8. The law discernible from the various judgments of the Supreme Court relied upon by the learned counsel for the parties, therefore, is that the appropriate Government, while considering: whether any dispute raised by the workman or the employer, be referred for adjudication to the Tribunal, prima facie, it has to see whether the dispute exists between the workman and the employer and whether that dispute is genuine or frivolous or whether it would be expeditious for making a reference. In forming an opinion on this point, the appropriate Government has to prima facie look into the report of Reconciliation Officer and the other relevant materials available on record and while considering this, the appropriate Government can look into the question whether the petitioner is a workman or not, within the meaning of Section 2(s) of the Act.
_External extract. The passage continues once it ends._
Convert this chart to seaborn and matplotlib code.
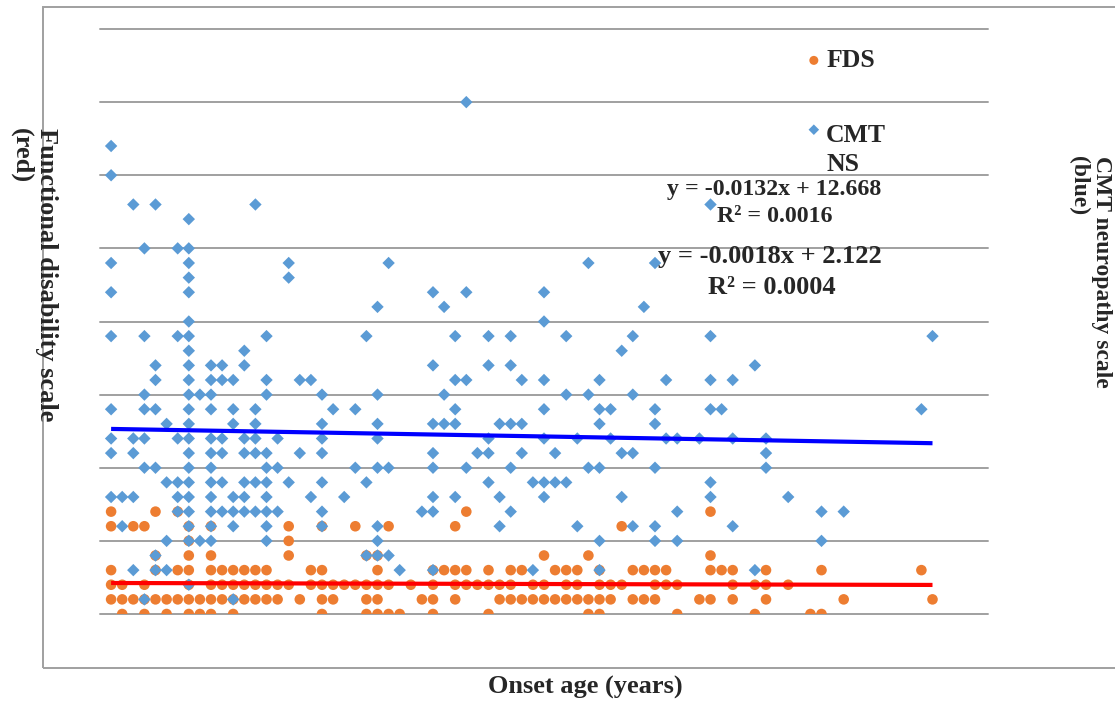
import numpy as np
import pandas as pd
import matplotlib.pyplot as plt
import seaborn as sns
from matplotlib.patches import Rectangle

# ── Data: onset age (years) of each patient, grouped by score ──
# FDS (functional disability scale, red axis)
FDS_0 = [2, 4, 6, 8, 9, 10, 12, 20, 24, 25, 26, 27, 30, 35, 44, 45, 52, 59, 64, 65]
FDS_1 = [1, 2, 3, 4, 5, 6, 7, 8, 9, 10, 11, 12, 13, 14, 15, 16, 18, 20, 21, 24, 25,
         29, 30, 32, 36, 37, 38, 39, 40, 41, 42, 43, 44, 45, 46, 48, 49, 50,
         54, 55, 57, 60, 67, 75]
FDS_2 = [1, 2, 4, 8, 10, 11, 12, 13, 14, 15, 16, 17, 19, 20, 21, 22, 23, 24, 25, 26,
         28, 30, 32, 33, 34, 35, 36, 37, 39, 40, 42, 43, 45, 46, 47, 50, 51, 52,
         57, 59, 60, 62]
FDS_3 = [1, 5, 7, 8, 10, 11, 12, 13, 14, 15, 19, 20, 25,
         30, 31, 32, 33, 35, 37, 38, 41, 42, 43, 45, 48, 49, 50, 51,
         55, 56, 57, 60, 65, 74]
FDS_4 = [5, 8, 10, 17, 24, 25, 40, 44, 55]
FDS_5 = [8, 17]
FDS_6 = [1, 3, 4, 8, 10, 17, 20, 23, 26, 32, 47]
FDS_7 = [1, 5, 7, 33, 55]

# CMTNS (CMT neuropathy scale, blue axis)
CMT_1 = [4, 12]
CMT_2 = [8]
CMT_3 = [3, 5, 6, 27, 30, 39, 45, 59]
CMT_4 = [5, 24, 25, 26]
CMT_5 = [6, 8, 9, 10, 15, 25, 45, 50, 52, 65]
CMT_6 = [2, 8, 10, 12, 15, 20, 25, 36, 43, 48, 50, 57]
CMT_7 = [7, 8, 10, 11, 12, 13, 14, 15, 16, 20, 29, 30, 37, 52, 65, 67]
CMT_8 = [1, 2, 3, 7, 8, 10, 12, 13, 15, 19, 22, 30, 32, 36, 40, 47, 55, 62]
CMT_9 = [6, 7, 8, 10, 11, 13, 14, 15, 17, 20, 24, 35, 39, 40, 41, 42, 55]
CMT_10 = [4, 5, 8, 10, 15, 16, 23, 25, 26, 30, 33, 37, 44, 45, 50, 60]
CMT_11 = [1, 3, 8, 10, 11, 13, 14, 15, 18, 20, 30, 34, 35, 38, 41, 47, 48, 60]
CMT_12 = [1, 3, 4, 7, 8, 10, 11, 13, 14, 16, 20, 25, 35, 40, 43, 46, 51, 52, 54, 57, 60]
CMT_13 = [6, 8, 12, 14, 20, 25, 30, 31, 32, 36, 37, 38, 45, 50]
CMT_14 = [1, 4, 5, 8, 10, 12, 14, 21, 23, 32, 40, 45, 46, 50, 55, 56, 74]
CMT_15 = [4, 8, 9, 10, 15, 20, 25, 31, 42, 44, 48]
CMT_16 = [5, 8, 10, 11, 12, 15, 18, 19, 32, 33, 38, 40, 45, 51, 55, 57]
CMT_17 = [5, 8, 10, 11, 13, 30, 35, 37, 59]
CMT_18 = [8, 13, 47]
CMT_19 = [1, 4, 7, 8, 15, 24, 32, 35, 37, 42, 48, 55, 75]
CMT_20 = [8, 40]
CMT_21 = [25, 31, 49]
CMT_22 = [1, 8, 30, 33, 40]
CMT_23 = [8, 17]
CMT_24 = [1, 8, 17, 26, 44, 50]
CMT_25 = [4, 7, 8]
CMT_27 = [8]
CMT_28 = [3, 5, 14, 55]
CMT_30 = [1]
CMT_32 = [1]
CMT_35 = [33]

# linear trendlines (as reported on the chart): FDS, CMTNS
TREND_SLOPE = [-0.0018, -0.0132]
TREND_INTERCEPT = [2.122, 12.668]
TREND_R2 = [0.0004, 0.0016]

ORANGE = "#ED7D31"
BLUE = "#5B9BD5"
GRID = "#a0a0a0"
FONT = ["Liberation Serif", "DejaVu Serif"]


def to_frame(groups):
    rows = [(age, score) for score, ages in groups for age in ages]
    return pd.DataFrame(rows, columns=["onset", "score"])


fds = to_frame([(0, FDS_0), (1, FDS_1), (2, FDS_2), (3, FDS_3),
                (4, FDS_4), (5, FDS_5), (6, FDS_6), (7, FDS_7)])
cmt = to_frame([(1, CMT_1), (2, CMT_2), (3, CMT_3), (4, CMT_4), (5, CMT_5),
                (6, CMT_6), (7, CMT_7), (8, CMT_8), (9, CMT_9), (10, CMT_10),
                (11, CMT_11), (12, CMT_12), (13, CMT_13), (14, CMT_14),
                (15, CMT_15), (16, CMT_16), (17, CMT_17), (18, CMT_18),
                (19, CMT_19), (20, CMT_20), (21, CMT_21), (22, CMT_22),
                (23, CMT_23), (24, CMT_24), (25, CMT_25), (27, CMT_27),
                (28, CMT_28), (30, CMT_30), (32, CMT_32), (35, CMT_35)])

sns.set_theme(style="white")
plt.rcParams["font.family"] = FONT
plt.rcParams["font.weight"] = "bold"

W, H = 1115, 701
fig = plt.figure(figsize=(W / 100, H / 100), dpi=100, facecolor="white")
ax = fig.add_axes([100 / W, 1 - 614 / H, 888 / W, 585 / H])

sns.scatterplot(data=fds, x="onset", y="score", marker="o", s=58, color=ORANGE,
                edgecolor="none", linewidth=0, ax=ax, label="FDS", zorder=3)
sns.scatterplot(data=cmt, x="onset", y="score", marker="D", s=40, color=BLUE,
                edgecolor="none", linewidth=0, ax=ax, label="CMT\nNS", zorder=4)

# trendlines over the observed onset range
for df, col, m, b in [(fds, "#ff0000", TREND_SLOPE[0], TREND_INTERCEPT[0]),
                      (cmt, "#0000ff", TREND_SLOPE[1], TREND_INTERCEPT[1])]:
    xs = np.array([df["onset"].min(), df["onset"].max()])
    ax.plot(xs, m * xs + b, color=col, lw=3.0, zorder=5, solid_capstyle="butt")

ax.set_xlim(0, 80)
ax.set_ylim(0, 40)
ax.set_yticks(np.arange(0, 41, 5))
ax.set_xticks([])
ax.yaxis.grid(True, color=GRID, linewidth=1.4)
ax.xaxis.grid(False)
for gl in ax.yaxis.get_gridlines():
    gl.set_clip_on(False)
ax.tick_params(left=False, labelleft=False, bottom=False, labelbottom=False)
for s in ax.spines.values():
    s.set_visible(False)
ax.set_xlabel("")
ax.set_ylabel("")

leg = ax.legend(loc="upper left", bbox_to_anchor=(783 / W, 1 - 26 / H),
                bbox_transform=fig.transFigure, frameon=False,
                prop={"family": FONT, "weight": "bold", "size": 18.5},
                handlelength=0.6, handletextpad=0.18, labelspacing=2.0,
                markerscale=0.85)
for t in leg.get_texts():
    t.set_linespacing(1.35)
# keep the CMT marker level with the first line of its two-line label
cmt_handle = leg.legend_handles[1]
off = np.asarray(cmt_handle.get_offsets(), dtype=float).copy()
off[:, 1] += 16
cmt_handle.set_offsets(off)

# trendline equations
eq_font = dict(family=FONT, weight="bold", ha="center", va="center")
fig.text(774 / W, 1 - 190 / H,
         f"y = {TREND_SLOPE[1]:.4f}x + {TREND_INTERCEPT[1]:.3f}", size=17.2, **eq_font)
fig.text(775 / W, 1 - 217 / H, f"R² = {TREND_R2[1]:.4f}", size=17.2, **eq_font)
fig.text(770 / W, 1 - 257 / H,
         f"y = {TREND_SLOPE[0]:.4f}x + {TREND_INTERCEPT[0]:.3f}", size=19, **eq_font)
fig.text(772 / W, 1 - 287 / H, f"R² = {TREND_R2[0]:.4f}", size=19, **eq_font)

# axis titles
fig.text(585 / W, 1 - 687 / H, "Onset age (years)", ha="center", va="center",
         size=19, weight="bold", family=FONT)
fig.text(34 / W, 1 - 128 / H, "Functional disability scale\n(red)",
         rotation=-90, ha="center", va="top", multialignment="left",
         size=19, weight="bold", family=FONT, linespacing=1.1)
fig.text(1090 / W, 1 - 156 / H, "CMT neuropathy scale\n(blue)",
         rotation=-90, ha="center", va="top", multialignment="left",
         size=17, weight="bold", family=FONT, linespacing=1.1)

# chart-area frame (right edge runs off the image)
fig.add_artist(Rectangle((43 / W, 1 - 668 / H), 1.2, 661 / H,
                         transform=fig.transFigure, fill=False,
                         edgecolor=GRID, linewidth=1.4))

fig.savefig("out.png", dpi=100, facecolor="white")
It has been held by the Supreme Court in : Prem Kumar v. The State of Haryana AIR 1976 SC 1474 as under:

'Where the State Government, on receipt of the report of the Conciliation Officer referred to in Section 12(4) had found that the petitioner was not a workman within the meaning of the Act and therefore it was not a fit case for reference for adjudication, it was held that the State could not be asked by a writ of mandamus to make a reference under Section 10(1).'

9. Following the decision of the Supreme Court in Premkumar's case (supra) The Punjab and Haryana High Court in Moaela Woolen Mills, Chandigarh v. Model a Woolen Textile Workers 1985 (66) FJR 355 held that 'the appropriate Government has a right to decline to refer for adjudication under Section 10( 1) of the Act a dispute with regard to the termination of the services of an employee of an industrial undertaking on the ground that the employee concerned did not fall within the definition of the 'workman' under the Act. The Central Government was, therefore, competent to look into the merit of the case and to form an opinion that the appellant petitioner is a workman or not, in order to judge the existence of the industrial dispute and it is not outside the purview of the powers of the appropriate Government. But while forming such an opinion and refusing to make a reference, the appropriate Government was required to give reasons for its decision why the appellant petitioner was not a workman. Though the finding has been given by the appropriate Government that the appellant - petitioner is not a workman but no reason have been supplied by the Central Government in its order. Sub- section (5) of Section 12 of the Act makes it obligatory on the appropriate Government to record and communicate the reasons to the parties concerned for its decision in not making the reference. Giving reasons by the adjudicating authority for its decision is a desirable cause of action. Reasons act as a check on the exercise of the discretion and expertise and ensure that me adjudicating authority has performed its function of considering the relevant factors. It prevents the adjudicating authority also to act arbitrarily. The reasons can, also disclose the correctable deficiencies in the order and facilitate the judicial review. The Central Government, while refusing to make reference, has not given any reasons in support of Us decision and the order, passed by the Central Government therefore, deserves to be quashed and set-aside because if the reasons would have been given, the correctness of the reasons as welt as the consideration of the material by the adjudicating authority would have been appreciated. Since no reasons have been given, the order passed by the Central Government therefore, deserves to be quashed and set-aside.

10. In the result, the appeal, filed by the appellant- petitioner, is allowed. The judgment passed by the learned single Judge as well as the order passed by the Central Government refusing to refer the dispute for adjudication to the Tribunal, are quashed and set-aside and the case is remanded to the Central Government to state its reasons why the appellant - petitioner is not a workman.